* EXERCISE:
Wherever the string "this" appears in the listing, copy that line.

## Begin INPUT RECORDS

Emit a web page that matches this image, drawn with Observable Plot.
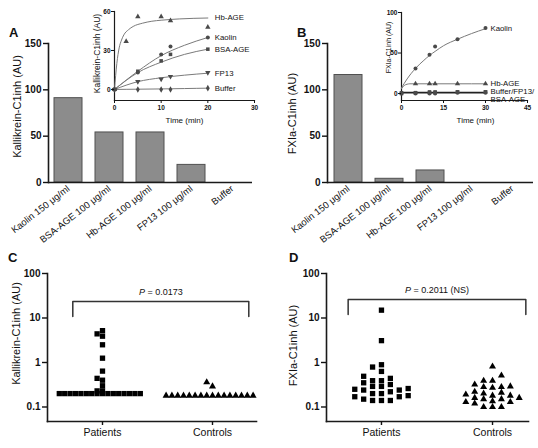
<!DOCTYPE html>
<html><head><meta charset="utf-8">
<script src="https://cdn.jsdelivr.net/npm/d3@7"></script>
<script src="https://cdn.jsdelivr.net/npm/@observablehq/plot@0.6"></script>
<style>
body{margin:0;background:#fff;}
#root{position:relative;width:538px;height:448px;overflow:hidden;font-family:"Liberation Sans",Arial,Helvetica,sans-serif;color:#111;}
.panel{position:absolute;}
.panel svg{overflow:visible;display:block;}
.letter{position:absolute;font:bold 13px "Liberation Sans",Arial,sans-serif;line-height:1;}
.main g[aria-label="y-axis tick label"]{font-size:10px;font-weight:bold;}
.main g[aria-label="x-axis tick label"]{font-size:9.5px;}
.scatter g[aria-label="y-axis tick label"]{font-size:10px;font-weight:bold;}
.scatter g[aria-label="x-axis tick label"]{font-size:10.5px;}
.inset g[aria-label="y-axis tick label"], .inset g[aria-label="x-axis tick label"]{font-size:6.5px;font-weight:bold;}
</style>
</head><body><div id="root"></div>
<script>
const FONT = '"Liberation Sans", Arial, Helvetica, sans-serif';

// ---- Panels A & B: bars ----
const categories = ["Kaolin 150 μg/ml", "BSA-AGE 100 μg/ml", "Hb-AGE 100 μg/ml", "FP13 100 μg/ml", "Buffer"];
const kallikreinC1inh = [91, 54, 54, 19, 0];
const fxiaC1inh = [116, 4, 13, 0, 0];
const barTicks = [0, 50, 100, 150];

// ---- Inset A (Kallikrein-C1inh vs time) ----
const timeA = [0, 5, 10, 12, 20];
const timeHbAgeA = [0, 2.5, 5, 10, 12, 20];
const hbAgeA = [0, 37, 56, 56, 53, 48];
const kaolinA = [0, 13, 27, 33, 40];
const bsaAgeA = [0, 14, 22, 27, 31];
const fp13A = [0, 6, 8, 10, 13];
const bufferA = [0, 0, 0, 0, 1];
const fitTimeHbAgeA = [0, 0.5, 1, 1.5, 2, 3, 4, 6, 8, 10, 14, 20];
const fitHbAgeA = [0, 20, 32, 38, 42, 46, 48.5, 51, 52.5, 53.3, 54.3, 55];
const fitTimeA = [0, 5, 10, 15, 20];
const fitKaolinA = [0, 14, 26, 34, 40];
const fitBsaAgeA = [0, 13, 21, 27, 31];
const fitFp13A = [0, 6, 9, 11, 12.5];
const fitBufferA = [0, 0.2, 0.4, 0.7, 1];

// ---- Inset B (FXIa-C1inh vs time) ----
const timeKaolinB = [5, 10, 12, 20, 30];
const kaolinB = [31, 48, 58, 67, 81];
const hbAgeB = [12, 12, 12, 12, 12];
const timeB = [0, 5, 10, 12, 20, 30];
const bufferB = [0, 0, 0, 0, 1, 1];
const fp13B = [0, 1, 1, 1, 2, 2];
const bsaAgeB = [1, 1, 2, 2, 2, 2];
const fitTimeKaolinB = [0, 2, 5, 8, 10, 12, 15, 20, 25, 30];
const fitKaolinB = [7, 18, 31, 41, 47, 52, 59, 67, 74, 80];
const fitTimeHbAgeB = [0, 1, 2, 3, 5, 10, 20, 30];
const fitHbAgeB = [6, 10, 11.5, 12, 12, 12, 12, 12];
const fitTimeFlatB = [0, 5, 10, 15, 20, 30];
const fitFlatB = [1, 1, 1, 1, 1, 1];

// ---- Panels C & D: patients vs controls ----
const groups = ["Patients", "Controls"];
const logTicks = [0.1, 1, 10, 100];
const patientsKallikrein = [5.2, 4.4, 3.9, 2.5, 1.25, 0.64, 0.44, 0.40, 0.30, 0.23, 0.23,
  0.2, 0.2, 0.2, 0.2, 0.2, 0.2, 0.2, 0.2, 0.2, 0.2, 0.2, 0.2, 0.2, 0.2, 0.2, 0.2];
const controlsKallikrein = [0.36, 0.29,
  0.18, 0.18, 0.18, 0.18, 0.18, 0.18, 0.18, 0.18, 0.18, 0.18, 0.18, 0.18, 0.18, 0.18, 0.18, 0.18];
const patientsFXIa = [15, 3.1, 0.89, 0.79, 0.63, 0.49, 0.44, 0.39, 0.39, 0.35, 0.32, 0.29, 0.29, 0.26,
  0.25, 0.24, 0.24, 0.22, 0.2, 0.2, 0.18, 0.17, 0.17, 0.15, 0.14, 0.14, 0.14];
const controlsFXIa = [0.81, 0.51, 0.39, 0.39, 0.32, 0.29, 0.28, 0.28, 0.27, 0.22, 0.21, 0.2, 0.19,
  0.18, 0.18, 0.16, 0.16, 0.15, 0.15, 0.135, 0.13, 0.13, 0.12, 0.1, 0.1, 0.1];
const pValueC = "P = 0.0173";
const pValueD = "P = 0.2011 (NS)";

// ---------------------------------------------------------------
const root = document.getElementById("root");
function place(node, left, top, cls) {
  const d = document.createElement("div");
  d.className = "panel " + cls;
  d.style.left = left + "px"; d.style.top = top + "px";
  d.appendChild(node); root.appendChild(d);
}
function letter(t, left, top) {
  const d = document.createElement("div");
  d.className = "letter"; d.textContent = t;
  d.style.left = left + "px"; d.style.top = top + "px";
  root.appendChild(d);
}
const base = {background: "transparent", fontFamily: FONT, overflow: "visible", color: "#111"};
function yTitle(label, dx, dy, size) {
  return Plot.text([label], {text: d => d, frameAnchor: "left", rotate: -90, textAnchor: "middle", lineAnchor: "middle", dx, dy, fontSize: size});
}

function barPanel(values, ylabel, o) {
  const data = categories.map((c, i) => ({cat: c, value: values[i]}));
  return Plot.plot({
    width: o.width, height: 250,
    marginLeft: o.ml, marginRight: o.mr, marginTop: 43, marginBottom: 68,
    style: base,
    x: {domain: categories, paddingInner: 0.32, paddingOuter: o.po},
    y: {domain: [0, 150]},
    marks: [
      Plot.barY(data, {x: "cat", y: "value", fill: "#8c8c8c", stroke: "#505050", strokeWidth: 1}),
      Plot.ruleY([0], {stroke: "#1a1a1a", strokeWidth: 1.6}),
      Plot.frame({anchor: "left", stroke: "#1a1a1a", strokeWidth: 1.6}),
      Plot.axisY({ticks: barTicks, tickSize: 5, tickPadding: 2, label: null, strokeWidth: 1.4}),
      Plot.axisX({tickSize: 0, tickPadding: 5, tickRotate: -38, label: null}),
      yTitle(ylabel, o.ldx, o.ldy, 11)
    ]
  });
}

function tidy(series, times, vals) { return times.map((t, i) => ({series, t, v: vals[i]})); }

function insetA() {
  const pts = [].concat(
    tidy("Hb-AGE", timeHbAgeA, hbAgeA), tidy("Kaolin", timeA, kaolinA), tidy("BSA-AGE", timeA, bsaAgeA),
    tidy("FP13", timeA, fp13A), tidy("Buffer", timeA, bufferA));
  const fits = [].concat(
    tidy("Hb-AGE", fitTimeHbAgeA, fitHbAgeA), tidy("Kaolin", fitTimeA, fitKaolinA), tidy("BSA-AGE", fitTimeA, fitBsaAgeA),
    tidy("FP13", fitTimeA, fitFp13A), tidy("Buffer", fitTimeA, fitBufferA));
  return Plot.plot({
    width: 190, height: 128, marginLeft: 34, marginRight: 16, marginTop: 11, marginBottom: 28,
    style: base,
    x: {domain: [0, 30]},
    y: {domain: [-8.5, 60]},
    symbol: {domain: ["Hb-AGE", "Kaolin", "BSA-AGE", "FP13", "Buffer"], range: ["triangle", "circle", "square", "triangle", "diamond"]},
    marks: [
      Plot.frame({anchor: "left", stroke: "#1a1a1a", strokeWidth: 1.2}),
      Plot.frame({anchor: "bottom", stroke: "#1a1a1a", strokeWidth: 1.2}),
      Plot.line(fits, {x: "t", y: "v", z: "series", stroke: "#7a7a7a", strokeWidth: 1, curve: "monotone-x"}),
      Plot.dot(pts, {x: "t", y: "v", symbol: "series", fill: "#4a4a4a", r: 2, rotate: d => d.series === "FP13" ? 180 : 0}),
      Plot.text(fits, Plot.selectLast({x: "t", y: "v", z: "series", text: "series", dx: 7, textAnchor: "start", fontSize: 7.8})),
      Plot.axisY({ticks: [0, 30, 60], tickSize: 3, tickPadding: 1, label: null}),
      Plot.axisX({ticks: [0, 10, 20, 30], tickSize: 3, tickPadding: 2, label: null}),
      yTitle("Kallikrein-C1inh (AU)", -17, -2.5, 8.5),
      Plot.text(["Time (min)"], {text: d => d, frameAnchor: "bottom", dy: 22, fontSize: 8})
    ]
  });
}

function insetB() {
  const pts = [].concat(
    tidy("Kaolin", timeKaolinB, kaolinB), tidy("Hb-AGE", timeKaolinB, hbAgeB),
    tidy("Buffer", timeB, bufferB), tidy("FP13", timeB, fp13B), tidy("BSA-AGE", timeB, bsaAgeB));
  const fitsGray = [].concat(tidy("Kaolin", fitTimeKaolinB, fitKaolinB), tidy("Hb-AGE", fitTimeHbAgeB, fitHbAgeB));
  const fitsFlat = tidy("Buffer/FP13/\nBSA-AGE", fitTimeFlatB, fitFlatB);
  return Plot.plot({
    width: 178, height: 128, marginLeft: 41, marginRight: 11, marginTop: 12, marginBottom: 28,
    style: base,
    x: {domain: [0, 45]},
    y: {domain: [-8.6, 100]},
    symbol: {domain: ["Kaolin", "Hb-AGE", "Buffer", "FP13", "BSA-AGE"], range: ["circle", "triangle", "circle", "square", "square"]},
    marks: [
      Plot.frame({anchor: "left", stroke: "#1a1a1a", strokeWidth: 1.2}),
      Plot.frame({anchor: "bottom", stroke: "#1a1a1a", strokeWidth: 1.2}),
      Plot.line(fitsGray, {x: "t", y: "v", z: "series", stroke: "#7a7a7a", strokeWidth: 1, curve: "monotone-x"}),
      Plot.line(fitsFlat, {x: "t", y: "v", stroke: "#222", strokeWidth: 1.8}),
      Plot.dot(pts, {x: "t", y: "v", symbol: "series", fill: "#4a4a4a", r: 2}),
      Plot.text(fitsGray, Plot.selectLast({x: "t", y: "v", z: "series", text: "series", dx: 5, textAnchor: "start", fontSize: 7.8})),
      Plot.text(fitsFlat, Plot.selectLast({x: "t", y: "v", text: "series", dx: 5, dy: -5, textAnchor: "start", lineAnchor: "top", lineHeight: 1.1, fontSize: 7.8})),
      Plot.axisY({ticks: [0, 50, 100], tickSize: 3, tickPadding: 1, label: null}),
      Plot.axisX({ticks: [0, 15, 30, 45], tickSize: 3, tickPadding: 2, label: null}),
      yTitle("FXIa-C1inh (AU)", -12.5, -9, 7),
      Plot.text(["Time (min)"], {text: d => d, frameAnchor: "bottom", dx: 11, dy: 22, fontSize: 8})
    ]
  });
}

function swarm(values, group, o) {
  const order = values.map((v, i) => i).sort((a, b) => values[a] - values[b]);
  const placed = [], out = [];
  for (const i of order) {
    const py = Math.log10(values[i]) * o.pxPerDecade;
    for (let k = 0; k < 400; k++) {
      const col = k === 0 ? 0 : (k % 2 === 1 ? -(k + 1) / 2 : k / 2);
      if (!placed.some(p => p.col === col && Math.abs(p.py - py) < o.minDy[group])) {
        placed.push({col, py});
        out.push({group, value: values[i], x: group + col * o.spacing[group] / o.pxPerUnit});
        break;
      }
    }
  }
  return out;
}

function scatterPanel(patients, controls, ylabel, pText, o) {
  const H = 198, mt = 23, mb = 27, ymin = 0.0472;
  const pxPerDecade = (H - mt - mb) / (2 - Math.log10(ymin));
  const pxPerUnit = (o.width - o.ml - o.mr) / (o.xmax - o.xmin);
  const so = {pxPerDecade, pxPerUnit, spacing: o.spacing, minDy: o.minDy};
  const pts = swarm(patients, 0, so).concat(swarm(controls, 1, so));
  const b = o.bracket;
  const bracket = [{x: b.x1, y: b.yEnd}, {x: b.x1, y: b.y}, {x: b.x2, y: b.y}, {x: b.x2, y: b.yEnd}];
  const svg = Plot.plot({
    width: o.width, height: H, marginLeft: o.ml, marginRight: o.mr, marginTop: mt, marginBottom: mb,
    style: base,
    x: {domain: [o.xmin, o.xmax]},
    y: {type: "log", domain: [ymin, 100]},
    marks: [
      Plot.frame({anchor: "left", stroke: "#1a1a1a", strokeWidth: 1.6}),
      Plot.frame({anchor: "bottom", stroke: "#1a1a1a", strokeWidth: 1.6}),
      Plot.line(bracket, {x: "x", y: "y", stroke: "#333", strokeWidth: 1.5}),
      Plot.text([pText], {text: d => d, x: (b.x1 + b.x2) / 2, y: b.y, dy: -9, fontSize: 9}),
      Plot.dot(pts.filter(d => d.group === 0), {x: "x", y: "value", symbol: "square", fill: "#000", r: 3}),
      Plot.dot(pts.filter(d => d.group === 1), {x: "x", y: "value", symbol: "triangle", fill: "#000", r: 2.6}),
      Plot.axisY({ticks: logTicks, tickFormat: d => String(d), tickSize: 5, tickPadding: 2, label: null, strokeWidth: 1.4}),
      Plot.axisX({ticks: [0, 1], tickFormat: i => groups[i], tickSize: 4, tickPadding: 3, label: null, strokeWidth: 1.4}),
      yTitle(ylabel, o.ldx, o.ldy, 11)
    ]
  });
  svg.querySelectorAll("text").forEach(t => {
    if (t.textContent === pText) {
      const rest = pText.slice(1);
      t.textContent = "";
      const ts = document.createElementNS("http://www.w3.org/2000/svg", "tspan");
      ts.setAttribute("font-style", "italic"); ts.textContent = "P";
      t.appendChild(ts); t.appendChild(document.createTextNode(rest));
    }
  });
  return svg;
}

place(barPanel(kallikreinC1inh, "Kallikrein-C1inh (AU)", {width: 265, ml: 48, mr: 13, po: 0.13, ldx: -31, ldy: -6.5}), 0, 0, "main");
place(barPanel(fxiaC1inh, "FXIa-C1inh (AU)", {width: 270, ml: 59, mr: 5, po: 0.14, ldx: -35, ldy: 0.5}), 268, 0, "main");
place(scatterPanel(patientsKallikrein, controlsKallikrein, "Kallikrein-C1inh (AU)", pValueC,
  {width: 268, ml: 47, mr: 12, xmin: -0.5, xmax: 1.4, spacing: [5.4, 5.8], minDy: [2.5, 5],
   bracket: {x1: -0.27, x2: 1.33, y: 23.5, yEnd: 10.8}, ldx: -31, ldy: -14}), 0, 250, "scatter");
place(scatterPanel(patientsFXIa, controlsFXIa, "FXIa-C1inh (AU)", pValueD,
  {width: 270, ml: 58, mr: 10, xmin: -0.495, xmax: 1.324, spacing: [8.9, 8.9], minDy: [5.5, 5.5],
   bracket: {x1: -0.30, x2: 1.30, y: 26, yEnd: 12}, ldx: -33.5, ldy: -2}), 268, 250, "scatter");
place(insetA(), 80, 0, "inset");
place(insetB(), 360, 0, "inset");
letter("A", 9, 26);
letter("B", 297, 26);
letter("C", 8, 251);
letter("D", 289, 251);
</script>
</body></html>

## End INPUT RECORDS
## Begin INPUT RECORDS

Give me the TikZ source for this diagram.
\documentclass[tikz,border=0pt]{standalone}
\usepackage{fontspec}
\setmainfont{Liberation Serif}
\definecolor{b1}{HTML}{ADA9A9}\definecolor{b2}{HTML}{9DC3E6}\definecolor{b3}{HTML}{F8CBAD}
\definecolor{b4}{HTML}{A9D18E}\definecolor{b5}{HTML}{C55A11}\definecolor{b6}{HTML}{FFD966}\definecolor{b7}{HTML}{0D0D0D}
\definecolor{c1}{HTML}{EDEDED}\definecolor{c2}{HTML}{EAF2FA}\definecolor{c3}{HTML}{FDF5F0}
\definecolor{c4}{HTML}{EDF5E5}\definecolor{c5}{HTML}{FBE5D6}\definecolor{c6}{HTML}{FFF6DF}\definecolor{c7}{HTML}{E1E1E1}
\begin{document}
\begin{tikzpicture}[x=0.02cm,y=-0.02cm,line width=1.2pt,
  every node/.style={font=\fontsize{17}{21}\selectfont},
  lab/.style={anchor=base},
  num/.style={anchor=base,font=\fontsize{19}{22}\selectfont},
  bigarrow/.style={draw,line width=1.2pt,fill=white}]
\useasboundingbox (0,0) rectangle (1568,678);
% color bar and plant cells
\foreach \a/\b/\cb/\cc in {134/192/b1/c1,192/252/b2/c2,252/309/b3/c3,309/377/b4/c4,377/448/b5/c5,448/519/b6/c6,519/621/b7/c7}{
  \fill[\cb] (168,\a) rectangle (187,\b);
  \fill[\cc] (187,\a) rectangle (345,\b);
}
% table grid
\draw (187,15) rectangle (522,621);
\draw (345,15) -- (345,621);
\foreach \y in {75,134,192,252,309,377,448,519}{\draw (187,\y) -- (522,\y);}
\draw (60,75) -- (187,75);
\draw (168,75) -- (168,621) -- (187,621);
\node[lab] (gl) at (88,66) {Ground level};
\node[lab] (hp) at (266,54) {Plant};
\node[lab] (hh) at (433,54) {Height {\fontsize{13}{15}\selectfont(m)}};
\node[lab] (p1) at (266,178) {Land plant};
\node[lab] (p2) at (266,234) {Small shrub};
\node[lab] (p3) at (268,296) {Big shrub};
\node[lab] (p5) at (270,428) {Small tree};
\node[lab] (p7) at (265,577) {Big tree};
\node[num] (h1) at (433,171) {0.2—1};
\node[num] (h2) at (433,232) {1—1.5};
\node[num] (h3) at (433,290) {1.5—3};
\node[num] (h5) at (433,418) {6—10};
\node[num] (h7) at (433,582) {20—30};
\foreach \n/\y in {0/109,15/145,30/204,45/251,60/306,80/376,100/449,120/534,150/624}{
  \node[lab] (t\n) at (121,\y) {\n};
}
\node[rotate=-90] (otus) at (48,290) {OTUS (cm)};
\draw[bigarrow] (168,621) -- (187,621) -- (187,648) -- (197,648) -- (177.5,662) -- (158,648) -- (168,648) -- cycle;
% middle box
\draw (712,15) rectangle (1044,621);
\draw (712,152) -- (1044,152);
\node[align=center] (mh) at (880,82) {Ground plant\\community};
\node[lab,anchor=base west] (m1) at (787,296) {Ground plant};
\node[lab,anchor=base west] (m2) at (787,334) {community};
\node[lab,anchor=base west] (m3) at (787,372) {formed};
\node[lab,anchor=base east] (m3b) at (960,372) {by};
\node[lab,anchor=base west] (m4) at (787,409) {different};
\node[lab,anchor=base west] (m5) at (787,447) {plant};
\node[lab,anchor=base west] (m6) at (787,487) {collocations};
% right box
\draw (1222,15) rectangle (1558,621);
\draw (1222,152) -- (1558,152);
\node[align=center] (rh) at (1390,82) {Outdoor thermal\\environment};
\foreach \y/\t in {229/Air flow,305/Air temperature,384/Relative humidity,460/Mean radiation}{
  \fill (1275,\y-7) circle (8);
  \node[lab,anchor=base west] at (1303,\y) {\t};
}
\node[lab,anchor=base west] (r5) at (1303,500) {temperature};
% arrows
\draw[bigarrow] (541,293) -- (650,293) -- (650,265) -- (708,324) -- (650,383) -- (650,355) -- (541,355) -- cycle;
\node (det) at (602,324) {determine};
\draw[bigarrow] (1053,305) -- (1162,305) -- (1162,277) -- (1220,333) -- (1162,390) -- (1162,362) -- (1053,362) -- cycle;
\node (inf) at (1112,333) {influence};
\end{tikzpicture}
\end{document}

## End INPUT RECORDS
## Begin INPUT RECORDS

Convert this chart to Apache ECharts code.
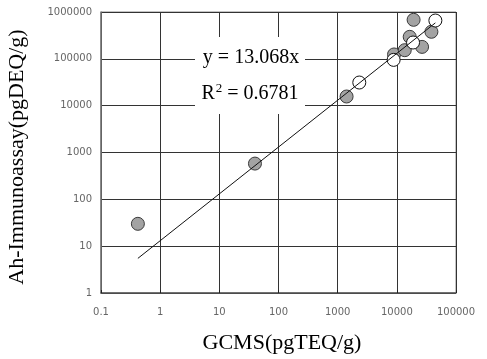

## End INPUT RECORDS

* COMPLETED TASK:
Emit a web page that matches this image, drawn with Observable Plot.
Give me the TikZ source for this diagram.
Convert this chart to Apache ECharts code.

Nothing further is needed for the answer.